A cet effet, on peut d’abord agir sur le métayer pris isolément en l’instruisant, en éclairant son esprit, en dissipant les épaisses ténèbres dont ses yeux sont encore couverts. Si l’on veut qu’il suive des procédés perfectionnés et une méthode rationnelle, il est nécessaire qu’on lui en fasse comprendre auparavant l’avantage. Dans l’ignorance invétérée où nous l’avons vu sur le sol périgourdin, le lien entre son effort d’aujourd’hui et le produit de demain échappe à son intelligence. Avec tout changement, avec toute déviation à la vieille routine, commencent, selon lui, l’incertitude et le danger. Dépenser le moins possible sur la terre qu’il laboure, tel est l’objet constant de ses efforts. Il ne comprend pas qu’en agriculture comme en tout le chiffre des frais ne saurait être séparé du chiffre du produit net. Mieux vaut dépenser 500 francs sur un champ d’un hectare pour en récolter 900 que de s’arrêter à 200 francs pour n’en obtenir que 300. Ces notions élémentaires sont trop complexes pour beaucoup de métayers. A leurs yeux, il n’y a de sûr que l’ornière ; c’est leur foi intime, d’autant plus difficile à entamer qu’elle n’est pas même réfléchie. Donc aucun besoin ne doit passer avant celui d’éclairer les esprits. Aux yeux des hommes pratiques, le projet conçu par M. Duruy, qui consiste à utiliser pour l’instruction agricole nos 40,000 écoles primaires, dont 27,000 possèdent un jardin potager ou un terrain en culture, serait une mesure efficace pour l’amélioration du métayage. Les cours d’adultes peuvent également servir de véhicules aux connaissances les plus indispensables. À ce même point de vue, tout en conservant certaines appréhensions sur le rôle des commissions centrales, trop invariablement fondues dans les mêmes moules, on doit signaler comme un bon symptôme la mesure par laquelle le ministre du commerce, M. de Forcade, a inauguré son administration en chargeant une commission de proposer les mesures nécessaires pour l’expansion des connaissances agricoles.
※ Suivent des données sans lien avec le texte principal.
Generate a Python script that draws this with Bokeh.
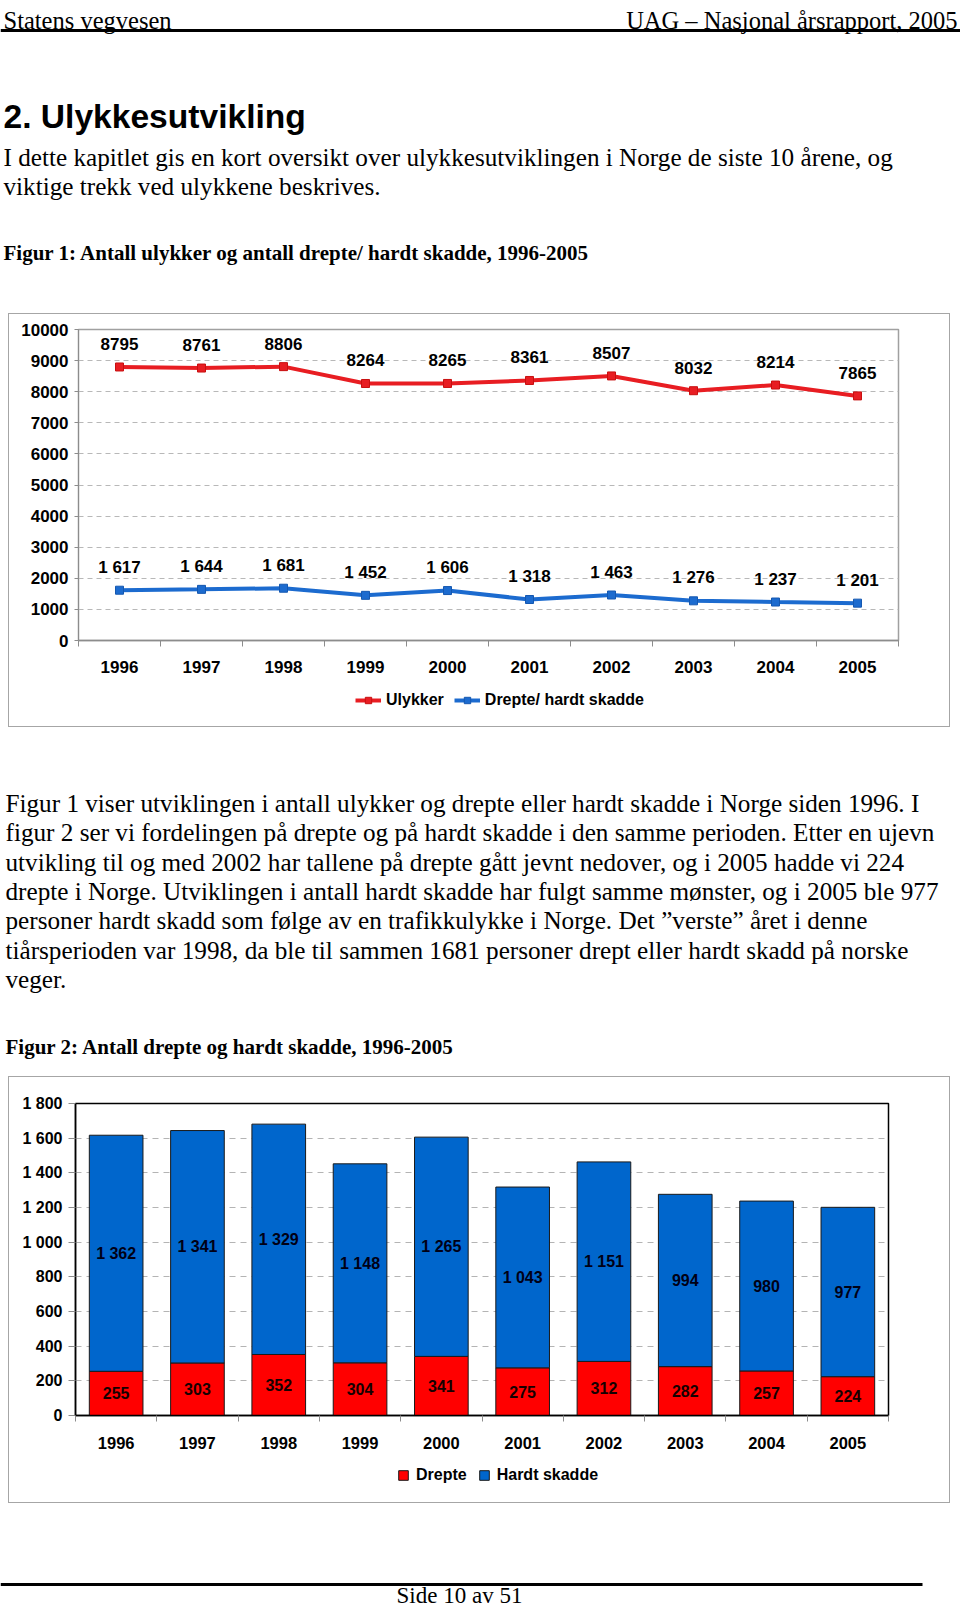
from bokeh.plotting import figure
from bokeh.models import Range1d, FixedTicker, Legend, LegendItem
from bokeh.layouts import column
from bokeh.core.properties import value
from bokeh.embed import file_html
from bokeh.resources import INLINE

# ---------------- data ----------------
years = ["1996", "1997", "1998", "1999", "2000", "2001", "2002", "2003", "2004", "2005"]
ulykker = [8795, 8761, 8806, 8264, 8265, 8361, 8507, 8032, 8214, 7865]
drepte_hardt = [1617, 1644, 1681, 1452, 1606, 1318, 1463, 1276, 1237, 1201]
drepte = [255, 303, 352, 304, 341, 275, 312, 282, 257, 224]
hardt_skadde = [1362, 1341, 1329, 1148, 1265, 1043, 1151, 994, 980, 977]
y1_ticks = [0, 1000, 2000, 3000, 4000, 5000, 6000, 7000, 8000, 9000, 10000]
y2_ticks = [0, 200, 400, 600, 800, 1000, 1200, 1400, 1600, 1800]
y2_tick_labels = ["0", "200", "400", "600", "800", "1 000", "1 200", "1 400", "1 600", "1 800"]
legend1_labels = ["Ulykker", "Drepte/ hardt skadde"]
legend2_labels = ["Drepte", "Hardt skadde"]

header_left = "Statens vegvesen"
header_right = "UAG \u2013 Nasjonal \u00e5rsrapport, 2005"
title = "2. Ulykkesutvikling"
intro = ["I dette kapitlet gis en kort oversikt over ulykkesutviklingen i Norge de siste 10 \u00e5rene, og",
         "viktige trekk ved ulykkene beskrives."]
caption1 = "Figur 1: Antall ulykker og antall drepte/ hardt skadde, 1996-2005"
body = ["Figur 1 viser utviklingen i antall ulykker og drepte eller hardt skadde i Norge siden 1996. I",
        "figur 2 ser vi fordelingen p\u00e5 drepte og p\u00e5 hardt skadde i den samme perioden. Etter en ujevn",
        "utvikling til og med 2002 har tallene p\u00e5 drepte g\u00e5tt jevnt nedover, og i 2005 hadde vi 224",
        "drepte i Norge. Utviklingen i antall hardt skadde har fulgt samme m\u00f8nster, og i 2005 ble 977",
        "personer hardt skadd som f\u00f8lge av en trafikkulykke i Norge. Det \u201dverste\u201d \u00e5ret i denne",
        "ti\u00e5rsperioden var 1998, da ble til sammen 1681 personer drept eller hardt skadd p\u00e5 norske",
        "veger."]
caption2 = "Figur 2: Antall drepte og hardt skadde, 1996-2005"
footer = "Side 10 av 51"

SERIF = "Liberation Serif"
SANS = "Liberation Sans"
RED_LINE = "#e81d22"
BLUE_LINE = "#1c6bcf"
RED_BAR = "#ff0000"
BLUE_BAR = "#0066cc"
W = 960
CW = 942
BODY_SIZE = "25.2px"
FRAME_STYLE = {"outline": "1.5px solid #a6a6a6", "outline-offset": "-1.5px"}


def fmt(v):
    return f"{v:,}".replace(",", " ")


def blank_fig(w, h, fill="white", x0=0, y0=0):
    p = figure(width=w, height=h, x_range=Range1d(x0, x0 + w), y_range=Range1d(y0 + h, y0),
               x_axis_type=None, y_axis_type=None, toolbar_location=None,
               output_backend="svg", outline_line_color=None,
               min_border_left=0, min_border_right=0, min_border_top=0, min_border_bottom=0,
               background_fill_color=fill, border_fill_color=fill)
    return p


def put(p, xs, ys, texts, font, size, style="normal", align="left"):
    p.text(x=xs, y=ys, text=texts, text_font=value(font), text_font_size=size,
           text_font_style=style, text_align=align, text_baseline="alphabetic",
           text_color="black")


def style_axes(p, size_x, size_y):
    for ax, size in ((p.xaxis, size_x), (p.yaxis, size_y)):
        ax.major_label_text_font = SANS
        ax.major_label_text_font_style = "bold"
        ax.major_label_text_font_size = size
        ax.major_label_text_color = "black"


def legend_kw():
    return dict(orientation="horizontal", border_line_color=None, background_fill_alpha=0,
                padding=0, margin=0, label_height=16,
                label_text_font=SANS, label_text_font_style="bold",
                label_text_font_size="16px", label_text_color="black")


# ---------------- top text block (screen y 0..313) ----------------
hA = 313
pa = blank_fig(W, hA)
put(pa, [3], [20], [header_left], SERIF, "24.5px")
put(pa, [957], [20], [header_right], SERIF, "24.5px", align="right")
pa.segment(x0=[0], y0=[30], x1=[W], y1=[30], line_color="black", line_width=3)
put(pa, [3], [116], [title], SANS, "33.6px", style="bold")
put(pa, [3, 3], [157, 186], intro, SERIF, BODY_SIZE)
put(pa, [3], [252], [caption1], SERIF, "21px", style="bold")

# ---------------- chart 1 (screen y 313..727) ----------------
idx = list(range(len(years)))
bounds = [i - 0.5 for i in idx] + [idx[-1] + 0.5]

p1 = figure(width=CW, height=367, x_range=Range1d(-0.5, 9.5), y_range=Range1d(0, 10000),
            toolbar_location=None, output_backend="svg",
            min_border_left=70, min_border_right=52, min_border_top=16, min_border_bottom=40,
            background_fill_color="white", border_fill_color=None)
p1.outline_line_color = "#a0a0a0"
p1.outline_line_width = 1.5
p1.xgrid.visible = False
p1.ygrid.ticker = FixedTicker(ticks=y1_ticks)
p1.ygrid.grid_line_color = "#b8b8b8"
p1.ygrid.grid_line_dash = "5 4"

p1.yaxis.ticker = FixedTicker(ticks=y1_ticks)
p1.yaxis.major_label_overrides = {t: str(t) for t in y1_ticks}
p1.yaxis.axis_line_color = "#8c8c8c"
p1.yaxis.major_tick_line_color = "#8c8c8c"
p1.yaxis.major_tick_out = 4
p1.yaxis.major_tick_in = 0
p1.yaxis.minor_tick_line_color = None
p1.yaxis.major_label_standoff = 6

p1.xaxis.ticker = FixedTicker(ticks=idx, minor_ticks=bounds)
p1.xaxis.major_label_overrides = {i: y for i, y in zip(idx, years)}
p1.xaxis.axis_line_color = "#8c8c8c"
p1.xaxis.axis_line_width = 1.5
p1.xaxis.major_tick_line_color = None
p1.xaxis.major_tick_out = 0
p1.xaxis.major_tick_in = 0
p1.xaxis.minor_tick_line_color = "#8c8c8c"
p1.xaxis.minor_tick_out = 6
p1.xaxis.minor_tick_in = 0
p1.xaxis.major_label_standoff = 14
style_axes(p1, "17px", "17px")

p1.line(idx, ulykker, line_color=RED_LINE, line_width=4)
p1.scatter(idx, ulykker, marker="square", size=8, fill_color=RED_LINE, line_color="#c81010")
p1.line(idx, drepte_hardt, line_color=BLUE_LINE, line_width=4)
p1.scatter(idx, drepte_hardt, marker="square", size=8, fill_color=BLUE_LINE, line_color="#1558b0")

p1.text(x=idx, y=ulykker, text=[str(v) for v in ulykker], y_offset=-23,
        text_align="center", text_baseline="middle", text_font=value(SANS),
        text_font_style="bold", text_font_size="17px", text_color="black")
p1.text(x=idx, y=drepte_hardt, text=[fmt(v) for v in drepte_hardt], y_offset=-23,
        text_align="center", text_baseline="middle", text_font=value(SANS),
        text_font_style="bold", text_font_size="17px", text_color="black")

# legend strip of chart 1 (screen y 680..727); its series lie outside the strip's view
l1 = blank_fig(CW, 47, fill=None, x0=1000, y0=-50000)
l1.background_fill_alpha = 0
l1r_line = l1.line(idx, ulykker, line_color=RED_LINE, line_width=4)
l1r_pts = l1.scatter(idx, ulykker, marker="square", size=8, fill_color=RED_LINE, line_color="#c81010")
l1b_line = l1.line(idx, drepte_hardt, line_color=BLUE_LINE, line_width=4)
l1b_pts = l1.scatter(idx, drepte_hardt, marker="square", size=8, fill_color=BLUE_LINE, line_color="#1558b0")
leg1 = Legend(items=[LegendItem(label=legend1_labels[0], renderers=[l1r_line, l1r_pts]),
                     LegendItem(label=legend1_labels[1], renderers=[l1b_line, l1b_pts])],
              location=(347, 18), spacing=10, label_standoff=5,
              glyph_width=26, glyph_height=16, **legend_kw())
l1.add_layout(leg1)

unit1 = column(column(p1), column(l1), spacing=0, margin=(0, 0, 0, 8), styles=FRAME_STYLE)

# ---------------- middle text block (screen y 727..1076) ----------------
top_c = 727
hC = 349
pc = blank_fig(W, hC)
put(pc, [5] * len(body), [803 + 29.3 * i - top_c for i in range(len(body))], body, SERIF, BODY_SIZE)
put(pc, [5], [1046 - top_c], [caption2], SERIF, "21px", style="bold")

# ---------------- chart 2 (screen y 1076..1503) ----------------
p2 = figure(width=CW, height=384, x_range=Range1d(-0.5, 9.5), y_range=Range1d(0, 1800),
            toolbar_location=None, output_backend="svg",
            min_border_left=67, min_border_right=62, min_border_top=27, min_border_bottom=45,
            background_fill_color="white", border_fill_color=None)
p2.outline_line_color = "black"
p2.outline_line_width = 1.5
p2.xgrid.visible = False
p2.ygrid.ticker = FixedTicker(ticks=y2_ticks)
p2.ygrid.grid_line_color = "#b4b4b4"
p2.ygrid.grid_line_dash = "6 5"

p2.yaxis.ticker = FixedTicker(ticks=y2_ticks)
p2.yaxis.major_label_overrides = {t: l for t, l in zip(y2_ticks, y2_tick_labels)}
p2.yaxis.axis_line_color = "black"
p2.yaxis.axis_line_width = 1.5
p2.yaxis.major_tick_line_color = "#8c8c8c"
p2.yaxis.major_tick_out = 7
p2.yaxis.major_tick_in = 0
p2.yaxis.minor_tick_line_color = None
p2.yaxis.major_label_standoff = 6

p2.xaxis.ticker = FixedTicker(ticks=idx, minor_ticks=bounds)
p2.xaxis.major_label_overrides = {i: y for i, y in zip(idx, years)}
p2.xaxis.axis_line_color = "black"
p2.xaxis.axis_line_width = 1.5
p2.xaxis.major_tick_line_color = None
p2.xaxis.major_tick_out = 0
p2.xaxis.major_tick_in = 0
p2.xaxis.minor_tick_line_color = "#8c8c8c"
p2.xaxis.minor_tick_out = 6
p2.xaxis.minor_tick_in = 0
p2.xaxis.major_label_standoff = 15
style_axes(p2, "16.5px", "16px")

src = {"x": idx, "Drepte": drepte, "Hardt skadde": hardt_skadde}
p2.vbar_stack(["Drepte", "Hardt skadde"], x="x", width=0.66, source=src,
              fill_color=[RED_BAR, BLUE_BAR], line_color="#1a1a1a", line_width=1)

p2.text(x=idx, y=[d / 2 for d in drepte], text=[fmt(v) for v in drepte],
        text_align="center", text_baseline="middle", text_font=value(SANS),
        text_font_style="bold", text_font_size="16px", text_color="#150000")
p2.text(x=idx, y=[d + h / 2 for d, h in zip(drepte, hardt_skadde)], text=[fmt(v) for v in hardt_skadde],
        text_align="center", text_baseline="middle", text_font=value(SANS),
        text_font_style="bold", text_font_size="16px", text_color="#000015")

# legend strip of chart 2 (screen y 1460..1503); its series lie outside the strip's view
l2 = blank_fig(CW, 43, fill=None, x0=1000, y0=-50000)
l2.background_fill_alpha = 0
l2r = l2.vbar(x=idx, top=drepte, width=0.66, fill_color=RED_BAR, line_color="#1a1a1a")
l2b = l2.vbar(x=idx, top=hardt_skadde, width=0.66, fill_color=BLUE_BAR, line_color="#1a1a1a")
leg2 = Legend(items=[LegendItem(label=legend2_labels[0], renderers=[l2r]),
                     LegendItem(label=legend2_labels[1], renderers=[l2b])],
              location=(389, 19), spacing=11, label_standoff=7,
              glyph_width=12, glyph_height=12, **legend_kw())
l2.add_layout(leg2)

unit2 = column(column(p2), column(l2), spacing=0, margin=(0, 0, 0, 8), styles=FRAME_STYLE)

# ---------------- footer (screen y 1503..1613) ----------------
top_e = 1503
hE = 110
pe = blank_fig(W, hE)
pe.segment(x0=[0], y0=[1584 - top_e], x1=[922], y1=[1584 - top_e], line_color="black", line_width=3)
put(pe, [459], [1595 - top_e], [footer], SERIF, "23px", align="center")

layout = column(column(pa), unit1, column(pc), unit2, column(pe), spacing=0)
open("out.html", "w").write(file_html(layout, INLINE))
Parmi les connaissances à propager, il en est une aujourd’hui complètement délaissée, et qui peut seule mettre le cultivateur en état de suivre ses affaires et de comparer les résultats successivement réalisés : je veux parler de la comptabilité agricole. Il est inouï à quel point l’ignorance est grande à ce sujet dans les campagnes. Je ne commettrai pas d’indiscrétion en énonçant d’une façon générale que, dans certains concours, où il fallait de toute nécessité produire des livres de compte, on avait dressé la veille les états soumis aux jurys.